Immediacy of perception was further developed in the panel on atrocity and forensic archives as an investigation of the self-conveying power of practices and artifacts related to violence. Lee Elizabeth Douglas highlighted the concerted processes through which evidence becomes recognizable and therefore evidentiary, and Virginia K. Dixon questioned the truth-telling capacities of satellite technologies. While focusing on the theme of human rights violations, the panelists addressed broader issues: they analyzed repertoires of “techniques of presentation” as objectivity-making claims within different expert cultures, but also within the ultimate reconfigurable archival space (Csaba Szilágyi, CSI: Forensic Documentation in the Archival Space), torn between the necessity of providing solid factual background and the endless possibilities of re-imagination through aesthetic de-territorialization.

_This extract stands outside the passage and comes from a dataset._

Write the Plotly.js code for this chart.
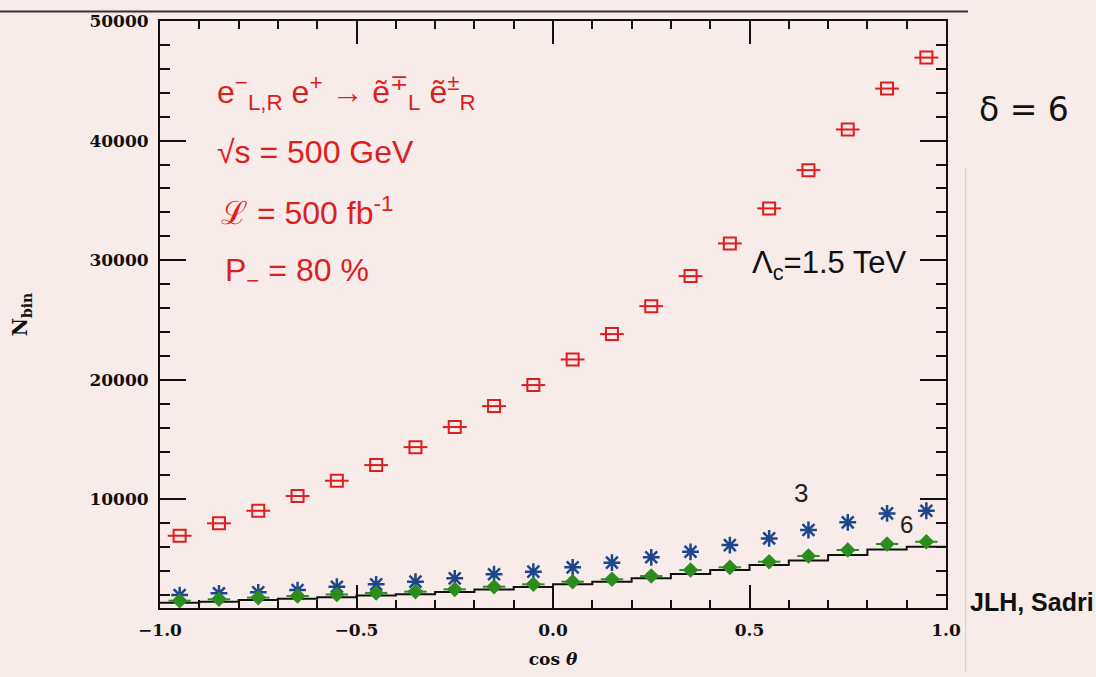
<!DOCTYPE html>
<html>
<head>
<meta charset="utf-8">
<script src="https://cdn.plot.ly/plotly-3.0.1.min.js"></script>
<style>html,body{margin:0;padding:0;background:#f7ece9;}</style>
</head>
<body>
<div id="chart" style="width:1096px;height:677px;"></div>
<script>
// bin centres of cos(theta)
const binCenters = [-0.95,-0.85,-0.75,-0.65,-0.55,-0.45,-0.35,-0.25,-0.15,-0.05,
                     0.05, 0.15, 0.25, 0.35, 0.45, 0.55, 0.65, 0.75, 0.85, 0.95];
// red open squares: Lambda_c = 1.5 TeV
const redCounts = [6960,8000,9050,10280,11560,12870,14370,16050,17800,19560,
                   21700,23820,26160,28670,31400,34330,37530,40930,44350,46940];
// blue asterisks: delta = 3
const blueCounts = [2000,2150,2230,2420,2700,2900,3120,3400,3740,3960,
                    4320,4710,5160,5620,6180,6740,7440,8080,8830,9050];
// green diamonds: delta = 6
const greenCounts = [1530,1650,1790,1920,2050,2180,2290,2480,2700,2900,
                     3120,3320,3590,4100,4320,4790,5270,5770,6270,6460];
// black histogram: Standard Model expectation
const smCounts = [1350,1450,1580,1700,1820,1960,2080,2260,2460,2680,
                  2900,3120,3400,3760,4100,4510,4900,5350,5820,6040];
const binHalfWidth = 0.05;
const xTickVals = [-1.0,-0.5,0.0,0.5,1.0];
const yTickVals = [10000,20000,30000,40000,50000];

const histX = binCenters.map(c => c - binHalfWidth).concat([binCenters[binCenters.length-1] + binHalfWidth]);
const histY = smCounts.concat([smCounts[smCounts.length-1]]);

const red = 'rgb(222,30,30)';
const blue = 'rgb(30,70,140)';
const green = 'rgb(45,140,30)';

const traces = [
  {x: histX, y: histY, type:'scatter', mode:'lines', line:{shape:'hv', color:'#111', width:2}, hoverinfo:'skip'},
  {x: binCenters, y: redCounts, type:'scatter', mode:'markers',
   marker:{symbol:'square-open', size:12, color:red, line:{color:red, width:2}}},
  {x: binCenters, y: redCounts, type:'scatter', mode:'markers',
   marker:{symbol:'line-ew', size:17, color:red, line:{color:red, width:2}}},
  {x: binCenters, y: blueCounts, type:'scatter', mode:'markers',
   marker:{symbol:'asterisk-open', size:14, color:blue, line:{color:blue, width:2.5}}},
  {x: binCenters, y: greenCounts, type:'scatter', mode:'markers',
   marker:{symbol:'diamond', size:12, color:green, line:{color:green, width:0}}},
  {x: binCenters, y: greenCounts, type:'scatter', mode:'markers',
   marker:{symbol:'line-ew', size:16, color:green, line:{color:green, width:2}}}
];

const tickFont = {family:'DejaVu Serif, serif', size:17, color:'#111', weight:'bold'};
const handFont = {family:'Liberation Sans, Arial, sans-serif', size:32, color:red};

const layout = {
  width:1096, height:677,
  margin:{l:160, r:150, t:21, b:69},
  paper_bgcolor:'#f7ece9', plot_bgcolor:'#f7ece9',
  showlegend:false,
  xaxis:{
    range:[-1,1], tickvals:xTickVals, tickformat:'.1f',
    ticks:'inside', ticklen:23, tickwidth:2, tickcolor:'#111',
    minor:{dtick:0.1, tick0:-1, ticks:'inside', ticklen:8, tickwidth:2, tickcolor:'#111', showgrid:false},
    showline:true, linewidth:2, linecolor:'#111', mirror:'allticks',
    showgrid:false, zeroline:false, tickfont:tickFont, ticklabelstandoff:6,
    title:{text:'cos <i>θ</i>', font:{family:'DejaVu Serif, serif', size:17, color:'#111', weight:'bold'}, standoff:14}
  },
  yaxis:{
    range:[920,50000], tickvals:yTickVals, tickformat:'d',
    ticks:'inside', ticklen:26, tickwidth:2, tickcolor:'#111',
    minor:{dtick:2000, tick0:0, ticks:'inside', ticklen:10, tickwidth:2, tickcolor:'#111', showgrid:false},
    showline:true, linewidth:2, linecolor:'#111', mirror:'allticks',
    showgrid:false, zeroline:false, tickfont:tickFont, ticklabelstandoff:6,
    title:{text:'N<sub>bin</sub>', font:{family:'DejaVu Serif, serif', size:20, color:'#111', weight:'bold'}, standoff:56}
  },
  shapes:[
    {type:'line', xref:'paper', yref:'paper', x0:-0.21, x1:1.028, y0:1.016, y1:1.016, line:{color:'#333', width:2}},
    {type:'line', xref:'paper', yref:'paper', x0:1.025, x1:1.025, y0:-0.11, y1:0.75, line:{color:'rgba(120,120,120,0.25)', width:1}}
  ],
  annotations:[
    {xref:'paper', yref:'paper', x:0.07, y:0.878, xanchor:'left', yanchor:'middle', showarrow:false,
     text:'e<sup>−</sup><sub>L,R</sub> e<sup>+</sup> → ẽ<sup>∓</sup><sub>L</sub> ẽ<sup>±</sup><sub>R</sub>', font:handFont},
    {xref:'paper', yref:'paper', x:0.07, y:0.776, xanchor:'left', yanchor:'middle', showarrow:false,
     text:'√s = 500 GeV', font:handFont},
    {xref:'paper', yref:'paper', x:0.075, y:0.676, xanchor:'left', yanchor:'middle', showarrow:false,
     text:'ℒ = 500 fb<sup>-1</sup>', font:handFont},
    {xref:'paper', yref:'paper', x:0.08, y:0.572, xanchor:'left', yanchor:'middle', showarrow:false,
     text:'P<sub>−</sub> = 80 %', font:handFont},
    {xref:'paper', yref:'paper', x:0.75, y:0.585, xanchor:'left', yanchor:'middle', showarrow:false,
     text:'Λ<sub>c</sub>=1.5 TeV', font:{family:'Liberation Sans, Arial, sans-serif', size:31, color:'#111'}},
    {xref:'paper', yref:'paper', x:1.04, y:0.85, xanchor:'left', yanchor:'middle', showarrow:false,
     text:'δ = 6', font:{family:'DejaVu Sans, sans-serif', size:33, color:'#111'}},
    {xref:'paper', yref:'paper', x:1.028, y:0.01, xanchor:'left', yanchor:'middle', showarrow:false,
     text:'JLH, Sadri', font:{family:'Liberation Sans, Arial, sans-serif', size:25, color:'#111', weight:'bold'}},
    {xref:'x', yref:'y', x:0.63, y:10500, xanchor:'center', yanchor:'middle', showarrow:false,
     text:'3', font:{family:'Liberation Sans, Arial, sans-serif', size:26, color:'#222'}},
    {xref:'x', yref:'y', x:0.9, y:7900, xanchor:'center', yanchor:'middle', showarrow:false,
     text:'6', font:{family:'Liberation Sans, Arial, sans-serif', size:24, color:'#222'}}
  ]
};

Plotly.newPlot('chart', traces, layout, {displayModeBar:false, staticPlot:true});
</script>
</body>
</html>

The conference proved that, before addressing the computational capacities of digital humanities, questions related to means, forms, and definitions of contextualization need to be asked. The visualization of data revealed the need to first re-assess visibility as a matter of relevance of sources and historiographic imagination. It also showed that rendering artifacts legible within the digital domain requires not just a new type of collaborative scholarship, but archeological and technological visions of past and future regimes of data recognition. Already ambivalent in material form, images are liable to different forms of contextualization, through collation with textual forms, serialization, accretion, and re-use through transmedial creativity. The practice of “curating” brings together, now more than ever, historians, archivists, designers and, artists, due not just to emergent visual typologies, but also due to emergent forms of sensibility in research inquiry. Artistic perspectives, thorough documentation, and an understanding of the technological possibilities, will all be part of the building of transmedial forms of argumentation through images and imagining.